--- Start of Data for processing ---

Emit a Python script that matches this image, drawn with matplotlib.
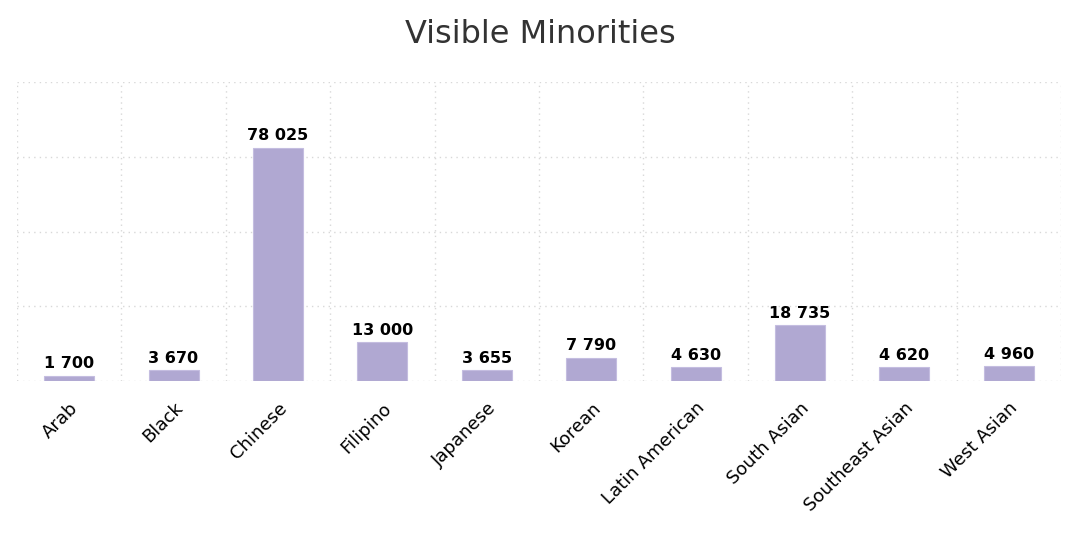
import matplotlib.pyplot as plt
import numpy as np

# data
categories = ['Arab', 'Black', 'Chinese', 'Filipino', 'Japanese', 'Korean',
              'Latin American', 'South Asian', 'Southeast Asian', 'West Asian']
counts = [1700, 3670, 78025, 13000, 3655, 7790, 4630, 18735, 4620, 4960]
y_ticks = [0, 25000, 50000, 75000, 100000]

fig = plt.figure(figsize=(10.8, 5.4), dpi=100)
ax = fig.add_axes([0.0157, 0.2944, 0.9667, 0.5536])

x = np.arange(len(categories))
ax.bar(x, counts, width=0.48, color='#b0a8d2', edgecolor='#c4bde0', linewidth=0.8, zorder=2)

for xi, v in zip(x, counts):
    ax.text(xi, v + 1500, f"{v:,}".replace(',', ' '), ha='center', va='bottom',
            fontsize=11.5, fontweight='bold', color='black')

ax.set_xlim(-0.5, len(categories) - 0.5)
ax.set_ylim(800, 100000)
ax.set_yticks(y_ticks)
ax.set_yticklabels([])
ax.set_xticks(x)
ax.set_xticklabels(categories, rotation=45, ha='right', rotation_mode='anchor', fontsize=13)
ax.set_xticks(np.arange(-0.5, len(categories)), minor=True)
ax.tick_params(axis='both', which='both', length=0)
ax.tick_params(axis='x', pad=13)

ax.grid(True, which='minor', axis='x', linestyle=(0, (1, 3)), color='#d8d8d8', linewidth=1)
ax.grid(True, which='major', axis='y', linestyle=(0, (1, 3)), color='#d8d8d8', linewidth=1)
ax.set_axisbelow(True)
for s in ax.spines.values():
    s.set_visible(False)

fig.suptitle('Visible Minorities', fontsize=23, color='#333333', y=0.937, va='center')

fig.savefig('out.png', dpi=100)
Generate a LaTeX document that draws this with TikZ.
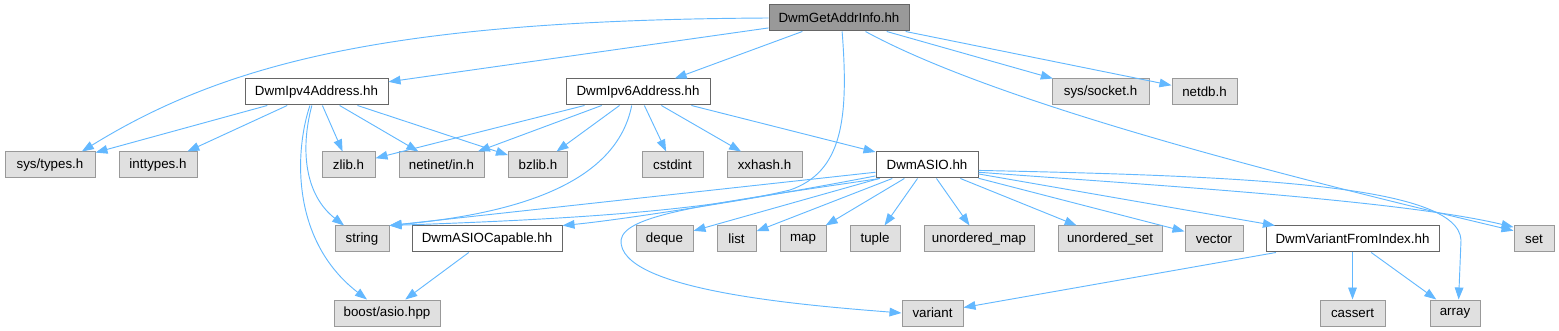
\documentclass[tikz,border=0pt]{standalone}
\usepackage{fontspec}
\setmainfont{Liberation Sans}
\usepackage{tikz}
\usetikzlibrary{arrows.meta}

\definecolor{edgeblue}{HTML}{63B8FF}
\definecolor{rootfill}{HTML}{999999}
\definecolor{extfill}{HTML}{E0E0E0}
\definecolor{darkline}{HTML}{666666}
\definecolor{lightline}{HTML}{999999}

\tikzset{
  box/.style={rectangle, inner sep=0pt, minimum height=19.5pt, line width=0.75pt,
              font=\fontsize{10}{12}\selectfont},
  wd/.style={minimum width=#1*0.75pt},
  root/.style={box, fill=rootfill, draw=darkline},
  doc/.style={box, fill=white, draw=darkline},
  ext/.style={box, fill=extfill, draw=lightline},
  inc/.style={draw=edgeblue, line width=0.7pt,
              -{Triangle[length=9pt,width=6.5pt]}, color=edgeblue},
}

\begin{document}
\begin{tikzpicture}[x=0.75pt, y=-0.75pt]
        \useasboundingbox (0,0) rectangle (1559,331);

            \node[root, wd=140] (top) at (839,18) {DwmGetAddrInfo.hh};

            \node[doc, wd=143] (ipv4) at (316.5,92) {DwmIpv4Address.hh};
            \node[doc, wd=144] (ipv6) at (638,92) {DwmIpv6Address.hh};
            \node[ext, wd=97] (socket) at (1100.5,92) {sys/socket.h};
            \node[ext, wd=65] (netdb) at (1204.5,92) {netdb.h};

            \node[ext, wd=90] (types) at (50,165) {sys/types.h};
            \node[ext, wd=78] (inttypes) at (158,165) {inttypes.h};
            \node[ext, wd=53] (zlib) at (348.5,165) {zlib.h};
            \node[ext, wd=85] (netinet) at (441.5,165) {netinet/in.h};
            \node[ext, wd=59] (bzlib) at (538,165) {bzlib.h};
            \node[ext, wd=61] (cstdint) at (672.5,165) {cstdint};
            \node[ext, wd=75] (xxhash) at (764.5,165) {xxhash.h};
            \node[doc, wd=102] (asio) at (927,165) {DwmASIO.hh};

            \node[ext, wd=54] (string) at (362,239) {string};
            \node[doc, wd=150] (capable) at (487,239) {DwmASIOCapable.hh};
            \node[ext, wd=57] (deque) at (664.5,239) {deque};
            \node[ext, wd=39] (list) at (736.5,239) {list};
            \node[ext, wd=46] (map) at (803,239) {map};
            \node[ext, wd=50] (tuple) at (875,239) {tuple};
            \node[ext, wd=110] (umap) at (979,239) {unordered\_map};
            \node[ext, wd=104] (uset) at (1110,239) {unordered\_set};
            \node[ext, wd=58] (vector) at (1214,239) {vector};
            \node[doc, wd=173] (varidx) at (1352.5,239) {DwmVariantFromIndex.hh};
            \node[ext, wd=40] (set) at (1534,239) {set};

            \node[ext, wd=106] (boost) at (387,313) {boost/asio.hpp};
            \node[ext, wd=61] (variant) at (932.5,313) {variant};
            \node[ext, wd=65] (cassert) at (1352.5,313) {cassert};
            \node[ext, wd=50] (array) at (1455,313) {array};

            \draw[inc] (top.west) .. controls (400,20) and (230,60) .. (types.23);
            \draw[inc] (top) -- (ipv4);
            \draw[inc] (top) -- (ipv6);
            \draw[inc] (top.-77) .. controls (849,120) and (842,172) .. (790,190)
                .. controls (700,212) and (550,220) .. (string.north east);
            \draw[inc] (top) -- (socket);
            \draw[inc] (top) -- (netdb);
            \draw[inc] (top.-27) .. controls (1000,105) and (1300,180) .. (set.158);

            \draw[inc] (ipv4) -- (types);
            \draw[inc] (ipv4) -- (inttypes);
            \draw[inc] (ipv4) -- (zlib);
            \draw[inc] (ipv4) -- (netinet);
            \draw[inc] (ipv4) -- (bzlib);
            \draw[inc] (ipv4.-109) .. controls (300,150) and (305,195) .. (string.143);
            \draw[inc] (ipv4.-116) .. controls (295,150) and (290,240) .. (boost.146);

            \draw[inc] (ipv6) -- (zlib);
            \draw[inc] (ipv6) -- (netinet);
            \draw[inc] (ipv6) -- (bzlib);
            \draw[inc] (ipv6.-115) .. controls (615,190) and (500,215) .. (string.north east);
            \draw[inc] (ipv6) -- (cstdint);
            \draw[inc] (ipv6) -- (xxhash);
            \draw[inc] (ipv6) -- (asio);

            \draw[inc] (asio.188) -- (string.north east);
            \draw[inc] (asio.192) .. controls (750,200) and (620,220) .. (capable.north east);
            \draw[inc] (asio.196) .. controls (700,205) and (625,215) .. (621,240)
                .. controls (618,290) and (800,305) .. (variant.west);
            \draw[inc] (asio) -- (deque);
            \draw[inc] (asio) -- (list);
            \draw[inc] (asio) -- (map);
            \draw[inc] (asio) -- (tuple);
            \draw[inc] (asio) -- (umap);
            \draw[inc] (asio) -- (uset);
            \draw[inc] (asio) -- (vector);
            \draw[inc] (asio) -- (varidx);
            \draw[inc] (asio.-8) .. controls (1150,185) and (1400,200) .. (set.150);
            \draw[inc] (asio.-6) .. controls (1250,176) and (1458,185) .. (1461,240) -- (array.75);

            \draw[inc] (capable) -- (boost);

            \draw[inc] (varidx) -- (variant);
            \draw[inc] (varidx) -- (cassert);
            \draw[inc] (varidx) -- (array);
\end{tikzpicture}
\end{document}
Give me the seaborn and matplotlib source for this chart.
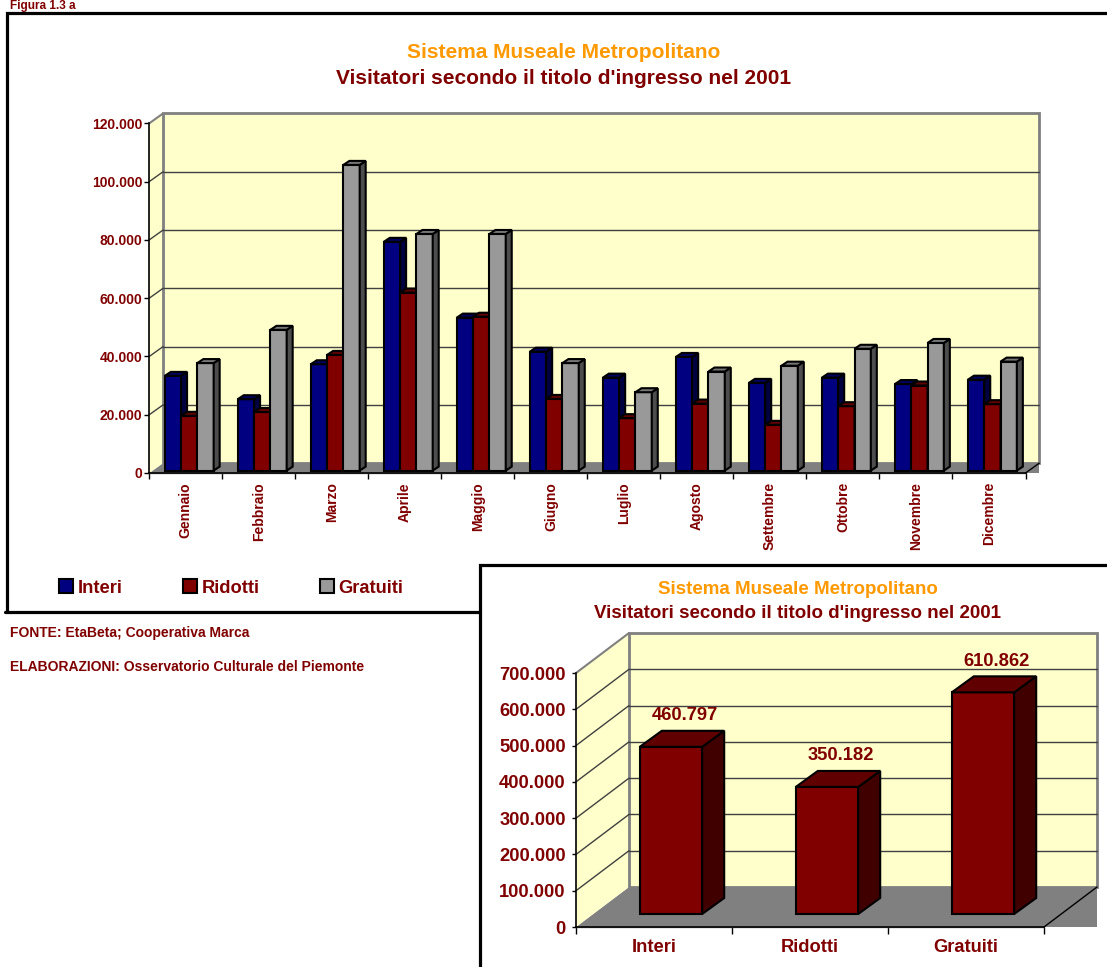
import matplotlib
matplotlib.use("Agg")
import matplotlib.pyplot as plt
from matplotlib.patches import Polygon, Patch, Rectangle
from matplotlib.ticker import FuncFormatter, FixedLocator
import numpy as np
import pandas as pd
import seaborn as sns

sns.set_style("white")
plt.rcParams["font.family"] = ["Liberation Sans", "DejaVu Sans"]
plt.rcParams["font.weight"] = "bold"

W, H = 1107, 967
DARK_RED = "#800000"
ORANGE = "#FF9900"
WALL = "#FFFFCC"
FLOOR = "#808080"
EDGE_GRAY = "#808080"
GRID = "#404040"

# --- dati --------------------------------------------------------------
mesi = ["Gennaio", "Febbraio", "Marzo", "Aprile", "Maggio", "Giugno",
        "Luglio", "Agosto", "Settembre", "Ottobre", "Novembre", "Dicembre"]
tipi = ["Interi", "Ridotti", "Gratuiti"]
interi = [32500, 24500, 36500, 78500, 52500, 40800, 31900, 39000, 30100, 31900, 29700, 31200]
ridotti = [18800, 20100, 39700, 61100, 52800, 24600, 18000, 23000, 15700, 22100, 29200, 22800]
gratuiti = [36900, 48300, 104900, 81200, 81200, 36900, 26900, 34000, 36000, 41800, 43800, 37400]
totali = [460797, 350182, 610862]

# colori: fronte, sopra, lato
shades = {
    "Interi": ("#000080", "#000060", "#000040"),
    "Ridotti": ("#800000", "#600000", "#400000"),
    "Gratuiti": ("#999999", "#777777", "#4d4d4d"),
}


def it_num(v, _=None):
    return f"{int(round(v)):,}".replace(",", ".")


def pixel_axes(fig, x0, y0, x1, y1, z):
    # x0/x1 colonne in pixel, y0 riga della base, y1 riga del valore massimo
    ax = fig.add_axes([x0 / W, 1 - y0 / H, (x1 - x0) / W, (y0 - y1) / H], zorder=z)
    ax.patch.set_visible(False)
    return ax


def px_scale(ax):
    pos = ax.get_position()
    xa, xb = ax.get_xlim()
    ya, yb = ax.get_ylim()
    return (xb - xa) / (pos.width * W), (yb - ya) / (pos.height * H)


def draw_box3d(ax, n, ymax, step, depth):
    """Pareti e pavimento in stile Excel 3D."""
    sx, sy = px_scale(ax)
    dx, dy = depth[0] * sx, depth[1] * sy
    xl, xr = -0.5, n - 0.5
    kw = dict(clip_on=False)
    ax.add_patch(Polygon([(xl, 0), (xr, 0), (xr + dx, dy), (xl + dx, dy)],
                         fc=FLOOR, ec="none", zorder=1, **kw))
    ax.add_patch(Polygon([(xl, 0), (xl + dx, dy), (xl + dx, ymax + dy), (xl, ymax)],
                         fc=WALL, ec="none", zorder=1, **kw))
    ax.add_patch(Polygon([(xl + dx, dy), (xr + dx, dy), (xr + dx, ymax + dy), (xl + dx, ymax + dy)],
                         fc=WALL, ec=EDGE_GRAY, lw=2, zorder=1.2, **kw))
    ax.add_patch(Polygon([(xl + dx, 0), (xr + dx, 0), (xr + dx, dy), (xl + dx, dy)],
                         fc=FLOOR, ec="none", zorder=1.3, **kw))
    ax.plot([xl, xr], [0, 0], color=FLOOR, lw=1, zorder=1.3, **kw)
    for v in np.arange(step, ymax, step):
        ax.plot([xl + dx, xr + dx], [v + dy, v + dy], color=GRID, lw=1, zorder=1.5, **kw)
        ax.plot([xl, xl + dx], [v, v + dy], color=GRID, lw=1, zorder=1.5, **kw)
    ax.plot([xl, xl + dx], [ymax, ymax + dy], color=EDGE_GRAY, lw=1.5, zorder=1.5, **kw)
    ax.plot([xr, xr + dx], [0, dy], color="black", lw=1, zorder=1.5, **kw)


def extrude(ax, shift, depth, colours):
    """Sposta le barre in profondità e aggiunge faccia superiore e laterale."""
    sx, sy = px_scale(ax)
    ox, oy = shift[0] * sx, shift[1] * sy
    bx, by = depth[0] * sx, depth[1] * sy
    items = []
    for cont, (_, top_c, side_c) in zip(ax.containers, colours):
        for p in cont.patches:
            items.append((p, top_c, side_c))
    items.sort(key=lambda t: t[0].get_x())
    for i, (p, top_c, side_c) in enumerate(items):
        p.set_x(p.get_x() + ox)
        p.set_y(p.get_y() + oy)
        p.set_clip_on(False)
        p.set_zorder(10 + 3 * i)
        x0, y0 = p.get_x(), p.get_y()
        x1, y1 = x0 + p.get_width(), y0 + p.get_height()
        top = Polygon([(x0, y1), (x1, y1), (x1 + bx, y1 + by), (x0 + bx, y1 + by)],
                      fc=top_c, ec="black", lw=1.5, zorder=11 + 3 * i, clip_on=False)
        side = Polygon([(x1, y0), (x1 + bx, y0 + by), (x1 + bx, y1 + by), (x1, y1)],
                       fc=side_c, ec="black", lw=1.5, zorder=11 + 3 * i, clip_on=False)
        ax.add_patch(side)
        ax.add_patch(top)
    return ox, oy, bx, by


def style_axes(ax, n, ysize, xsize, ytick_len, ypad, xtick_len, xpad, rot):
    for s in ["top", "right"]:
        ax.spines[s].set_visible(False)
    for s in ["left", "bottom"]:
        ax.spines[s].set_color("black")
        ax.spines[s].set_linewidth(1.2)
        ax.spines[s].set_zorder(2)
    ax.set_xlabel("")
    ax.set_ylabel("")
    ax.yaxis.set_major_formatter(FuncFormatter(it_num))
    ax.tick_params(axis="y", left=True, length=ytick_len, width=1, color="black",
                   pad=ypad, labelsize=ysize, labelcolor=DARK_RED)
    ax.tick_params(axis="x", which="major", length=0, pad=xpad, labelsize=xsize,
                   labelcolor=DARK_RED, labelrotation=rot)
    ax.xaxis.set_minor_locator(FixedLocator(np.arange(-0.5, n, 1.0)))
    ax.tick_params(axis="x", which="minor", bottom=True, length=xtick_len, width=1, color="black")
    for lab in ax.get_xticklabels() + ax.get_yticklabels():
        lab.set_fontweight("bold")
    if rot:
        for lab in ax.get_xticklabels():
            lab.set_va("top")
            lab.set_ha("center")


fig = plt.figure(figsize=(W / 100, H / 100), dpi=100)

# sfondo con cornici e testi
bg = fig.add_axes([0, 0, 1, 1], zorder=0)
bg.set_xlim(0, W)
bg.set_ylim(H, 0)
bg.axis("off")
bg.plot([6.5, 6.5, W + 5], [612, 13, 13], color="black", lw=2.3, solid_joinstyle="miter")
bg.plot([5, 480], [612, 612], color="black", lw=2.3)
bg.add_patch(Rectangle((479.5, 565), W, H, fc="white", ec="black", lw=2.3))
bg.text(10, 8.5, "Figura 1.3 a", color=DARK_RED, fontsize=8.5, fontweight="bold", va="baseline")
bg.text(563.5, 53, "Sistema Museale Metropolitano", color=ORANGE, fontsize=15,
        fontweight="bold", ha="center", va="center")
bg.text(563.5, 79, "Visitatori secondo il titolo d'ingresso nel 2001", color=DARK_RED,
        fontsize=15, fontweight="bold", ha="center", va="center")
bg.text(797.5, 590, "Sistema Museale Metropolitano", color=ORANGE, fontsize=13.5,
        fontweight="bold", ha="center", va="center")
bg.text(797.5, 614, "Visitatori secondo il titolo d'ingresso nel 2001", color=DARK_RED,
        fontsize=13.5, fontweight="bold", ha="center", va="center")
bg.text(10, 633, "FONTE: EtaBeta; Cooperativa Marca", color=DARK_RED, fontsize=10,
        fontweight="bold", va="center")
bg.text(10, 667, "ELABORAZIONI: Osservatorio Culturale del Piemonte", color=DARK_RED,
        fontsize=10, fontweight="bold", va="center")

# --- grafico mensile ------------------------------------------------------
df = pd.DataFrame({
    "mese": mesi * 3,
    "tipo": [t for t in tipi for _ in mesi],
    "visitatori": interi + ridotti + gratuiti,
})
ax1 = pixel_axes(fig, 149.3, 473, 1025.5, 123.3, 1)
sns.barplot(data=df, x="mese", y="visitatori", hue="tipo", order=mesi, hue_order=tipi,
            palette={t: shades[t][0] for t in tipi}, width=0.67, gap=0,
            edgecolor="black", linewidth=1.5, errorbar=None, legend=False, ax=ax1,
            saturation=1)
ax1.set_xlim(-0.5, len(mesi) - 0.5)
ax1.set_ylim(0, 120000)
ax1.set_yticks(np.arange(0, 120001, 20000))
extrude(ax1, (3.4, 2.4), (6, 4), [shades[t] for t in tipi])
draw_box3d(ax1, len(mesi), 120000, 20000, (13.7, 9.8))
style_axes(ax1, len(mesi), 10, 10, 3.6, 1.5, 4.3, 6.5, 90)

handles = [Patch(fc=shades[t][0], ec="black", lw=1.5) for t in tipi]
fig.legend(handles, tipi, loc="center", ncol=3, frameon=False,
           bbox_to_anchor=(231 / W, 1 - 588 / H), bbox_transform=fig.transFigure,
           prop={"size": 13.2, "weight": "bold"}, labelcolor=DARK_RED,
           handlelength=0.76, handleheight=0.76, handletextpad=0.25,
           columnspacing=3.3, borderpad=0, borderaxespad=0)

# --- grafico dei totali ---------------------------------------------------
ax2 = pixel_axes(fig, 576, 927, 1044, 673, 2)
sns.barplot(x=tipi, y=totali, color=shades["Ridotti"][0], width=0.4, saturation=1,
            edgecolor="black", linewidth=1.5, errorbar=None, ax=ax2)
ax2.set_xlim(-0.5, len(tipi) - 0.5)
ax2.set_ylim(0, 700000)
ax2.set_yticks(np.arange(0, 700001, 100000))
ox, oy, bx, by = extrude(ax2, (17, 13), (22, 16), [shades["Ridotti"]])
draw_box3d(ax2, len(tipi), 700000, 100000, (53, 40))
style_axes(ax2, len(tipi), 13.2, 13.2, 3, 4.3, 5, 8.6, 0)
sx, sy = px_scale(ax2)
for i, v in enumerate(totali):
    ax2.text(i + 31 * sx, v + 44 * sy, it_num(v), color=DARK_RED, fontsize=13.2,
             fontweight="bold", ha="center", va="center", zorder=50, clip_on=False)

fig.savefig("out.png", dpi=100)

--- End of Data for processing ---

_What you have to do_:
Pull out each line holding the string "with".

_Response_:
Emit a Python script that matches this image, drawn with matplotlib.
Generate a LaTeX document that draws this with TikZ.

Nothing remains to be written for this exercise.